Dies mag zum einen schlicht am Zeitpunkt liegen. Die Synthesen wurden alle nach 1990 und in ihrer Mehrzahl erst nach der Überwindung der akuten Vereinigungskrise, die bis in die frühen Nullerjahre reichte, verfasst. Ihre durchwegs männlichen Autoren stammen allesamt aus Westdeutschland: Als Mitglieder einer akademischen Deutungselite blicken sie aus einer linksliberalen Perspektive auf die Republik. Diese aber trieb, während die Bücher entstanden, die Aufarbeitung zweier Diktaturen mit Macht voran, erlebte unter der Ägide von Gerhard Schröder und Angela Merkel einen bemerkenswerten Liberalisierungsschub und stellte ihre zunehmende gesellschaftliche Diversität und kulturelle Vielfalt mit wachsendem Selbstbewusstsein zur Schau. So geriet die Bundesrepublik des beginnenden 21. Jahrhunderts nicht nur in zeitlicher, sondern auch in normativer Hinsicht zum perspektivischen Fluchtpunkt der Erzählung. Dieser Fluchtpunkt musste umso spektakulärer wirken, je genauer man ihn auf die Ausgangslage der Jahre um 1945 bezog.

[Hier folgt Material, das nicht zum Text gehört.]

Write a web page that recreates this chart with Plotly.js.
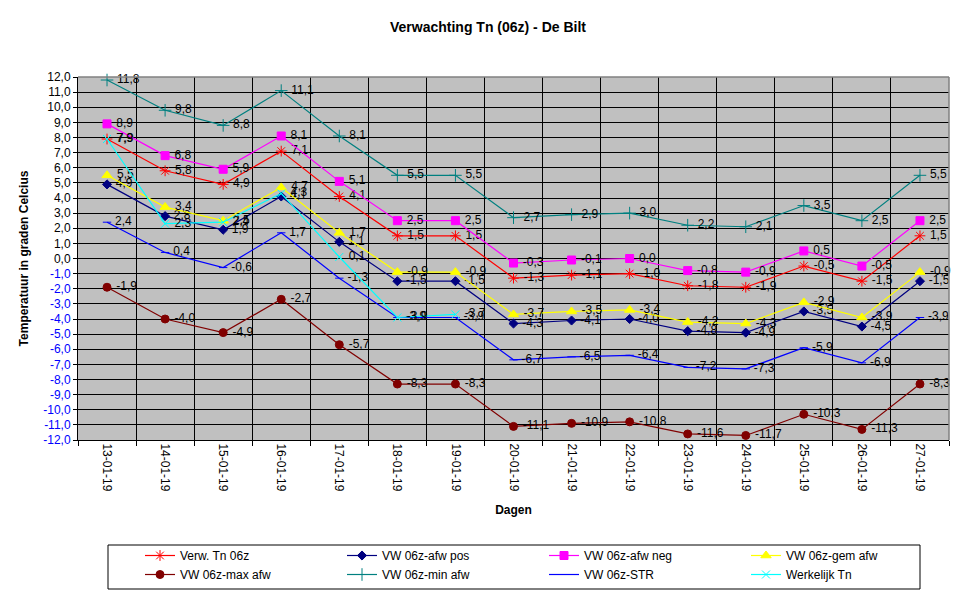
<!DOCTYPE html>
<html>
<head>
<meta charset="utf-8">
<script src="https://cdn.plot.ly/plotly-3.0.1.min.js"></script>
<style>
  html, body { margin: 0; padding: 0; background: #fff; }
  #chart { width: 976px; height: 599px; }
</style>
</head>
<body>
<div id="chart"></div>
<script>
// dagen en reeksen
const dagen = ['13-01-19','14-01-19','15-01-19','16-01-19','17-01-19','18-01-19','19-01-19','20-01-19',
  '21-01-19','22-01-19','23-01-19','24-01-19','25-01-19','26-01-19','27-01-19'];

const verwTn   = [7.9, 5.8, 4.9, 7.1, 4.1, 1.5, 1.5, -1.3, -1.1, -1.0, -1.8, -1.9, -0.5, -1.5, 1.5];
const afwPos   = [4.9, 2.8, 1.9, 4.1, 1.1, -1.5, -1.5, -4.3, -4.1, -4.0, -4.8, -4.9, -3.5, -4.5, -1.5];
const afwNeg   = [8.9, 6.8, 5.9, 8.1, 5.1, 2.5, 2.5, -0.3, -0.1, 0.0, -0.8, -0.9, 0.5, -0.5, 2.5];
const gemAfw   = [5.5, 3.4, 2.5, 4.7, 1.7, -0.9, -0.9, -3.7, -3.5, -3.4, -4.2, -4.3, -2.9, -3.9, -0.9];
const maxAfw   = [-1.9, -4.0, -4.9, -2.7, -5.7, -8.3, -8.3, -11.1, -10.9, -10.8, -11.6, -11.7, -10.3, -11.3, -8.3];
const minAfw   = [11.8, 9.8, 8.8, 11.1, 8.1, 5.5, 5.5, 2.7, 2.9, 3.0, 2.2, 2.1, 3.5, 2.5, 5.5];
const str      = [2.4, 0.4, -0.6, 1.7, -1.3, -3.9, -3.9, -6.7, -6.5, -6.4, -7.2, -7.3, -5.9, -6.9, -3.9];
const werkTn   = [7.9, 2.3, 2.4, 4.3, 0.1, -3.9, -3.7, null, null, null, null, null, null, null, null];

const yTicks = [];
for (let v = 12; v >= -12; v--) yTicks.push(v);

const fmt = v => (v === null ? '' : v.toFixed(1).replace('.', ','));
const FONT = 'Liberation Sans, Arial, sans-serif';

function serie(name, y, color, symbol, size) {
  return {
    name, x: dagen, y, type: 'scatter', mode: 'lines+markers+text',
    line: { color, width: 1.2 },
    marker: { color, symbol, size, line: { color, width: 1 } },
    text: y.map(v => (v === null ? '' : '\u00a0' + fmt(v))),
    textposition: 'middle right',
    textfont: { family: FONT, size: 12, color: '#000' },
    cliponaxis: false,
    hoverinfo: 'x+y'
  };
}

const data = [
  serie('Verw. Tn 06z', verwTn, '#ff0000', 'asterisk-open', 9),
  serie('VW 06z-afw pos', afwPos, '#000080', 'diamond', 7),
  serie('VW 06z-afw neg', afwNeg, '#ff00ff', 'square', 8),
  serie('VW 06z-gem afw', gemAfw, '#ffff00', 'triangle-up', 9),
  serie('VW 06z-max afw', maxAfw, '#800000', 'circle', 8),
  serie('VW 06z-min afw', minAfw, '#008080', 'cross-thin-open', 9),
  serie('VW 06z-STR', str, '#0000ff', 'line-ew-open', 6),
  serie('Werkelijk Tn', werkTn, '#00ffff', 'x-thin-open', 8)
];

// hulpas voor de verticale rasterlijnen tussen de dagen
data.push({ x: [0], y: [null], xaxis: 'x2', type: 'scatter', mode: 'lines', showlegend: false, hoverinfo: 'skip' });

const half = dagen.map((d, i) => i - 0.5).concat([dagen.length - 0.5]);

// plotgebied in pixels: links 78, rechts 949, boven 77, onder 440
const px = x => (x - 78) / 871;
const py = y => (440 - y) / 363;

const layout = {
  width: 976, height: 599,
  margin: { l: 78, r: 27, t: 77, b: 159 },
  paper_bgcolor: '#fff',
  plot_bgcolor: '#c0c0c0',
  font: { family: FONT, size: 12, color: '#000' },
  title: {
    text: '<b>Verwachting Tn (06z) - De Bilt</b>',
    font: { family: FONT, size: 14 },
    x: 0.5, xanchor: 'center', y: 0.955, yanchor: 'middle'
  },
  xaxis: {
    type: 'category',
    range: [-0.5, dagen.length - 0.5],
    tickangle: 90,
    ticks: '', showgrid: false,
    showline: true, linecolor: '#000', linewidth: 1,
    tickfont: { family: FONT, size: 12 },
    title: { text: '<b>Dagen</b>', font: { family: FONT, size: 12 }, standoff: 14 },
    zeroline: false
  },
  xaxis2: {
    overlaying: 'x', side: 'bottom',
    range: [-0.5, dagen.length - 0.5],
    tickvals: half, ticktext: half.map(() => ''),
    ticks: 'outside', ticklen: 5, tickcolor: '#000',
    showgrid: true, gridcolor: '#000', gridwidth: 1,
    zeroline: false, showline: false
  },
  yaxis: {
    range: [-12, 12],
    tickvals: yTicks,
    ticktext: yTicks.map(v => v < 0 ? '<span style="color:#0000ff">' + fmt(v) + '</span>' : fmt(v)),
    ticks: 'outside', ticklen: 4, tickcolor: '#000',
    showgrid: true, gridcolor: '#000', gridwidth: 1,
    zeroline: false,
    showline: true, linecolor: '#000', linewidth: 1,
    tickfont: { family: FONT, size: 12 },
    title: { text: '<b>Temperatuur in graden Celcius</b>', font: { family: FONT, size: 12 }, standoff: 12 }
  },
  shapes: [
    { type: 'line', xref: 'paper', yref: 'paper', x0: 0, x1: 1, y0: 1, y1: 1, line: { color: '#808080', width: 1.5 } },
    { type: 'line', xref: 'paper', yref: 'paper', x0: 1, x1: 1, y0: 0, y1: 1, line: { color: '#808080', width: 1.5 } },
    // kader om de legenda
    { type: 'rect', xref: 'paper', yref: 'paper', layer: 'below',
      x0: px(108), x1: px(920), y0: py(545), y1: py(589),
      line: { color: '#000', width: 1 }, fillcolor: '#fff' }
  ],
  legend: {
    orientation: 'h',
    xref: 'container', yref: 'container',
    x: 140 / 976, xanchor: 'left',
    y: 1 - 541 / 599, yanchor: 'top',
    entrywidth: 157,
    bgcolor: 'rgba(0,0,0,0)', borderwidth: 0,
    font: { family: FONT, size: 12 },
    traceorder: 'normal'
  },
  showlegend: true
};

Plotly.newPlot('chart', data, layout, { displayModeBar: false, staticPlot: true });
</script>
</body>
</html>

Der zweite Grund, warum die jüngeren Gesamtdarstellungen zur Geschichte der Bundesrepublik auf eine glänzende Erfolgsgeschichte hinauslaufen, ist struktureller Natur. Das neue Narrativ folgt einer erzählerischen Vorgehensweise, die sich von der der borussischen Großhistoriker des 19. Jahrhunderts erstaunlich wenig unterscheidet: Ein Gelehrter von Rang synthetisiert die Ergebnisse der Spezialforschung zu einem großen, im Wesentlichen chronologisch organisierten Werk, das den Gang des Großkollektivs »Nation« durch die Fährnisse der Weltgeschichte nachzeichnet. In der Meistererzählung von der »Erfolgsgeschichte Bundesrepublik« werden hochaggregierte Verlaufsbegriffe wie »Demokratisierung«, »Liberalisierung« oder »Modernisierung« mit dem Strom der Ereignisse zu langen narrativen Linien verwoben, in denen die höchst unterschiedlichen Lebenswelten, Erfahrungsweisen und Perspektiven der Menschen weitgehend aufgehoben scheinen. Der Protagonist und heimliche Held dieser magistral vorgetragenen Erzählung bleibt nämlich abstrakt und bildet zugleich das Explanandum: die Demokratie der Bundesrepublik. Wie kam es, dass aus der physischen und moralischen Trümmerlandschaft der Nachkriegsjahre eine gut funktionierende, weltweit geachtete Demokratie wurde? Indem die Autoren Antworten auf diese Frage bieten, bedienen sie nach dem disruptiven Untergang des realen Sozialismus und im Zeichen der rasch ausgreifenden Globalisierung ein weitverbreitetes Bedürfnis nach narrativer Orientierung und politischer Legitimation.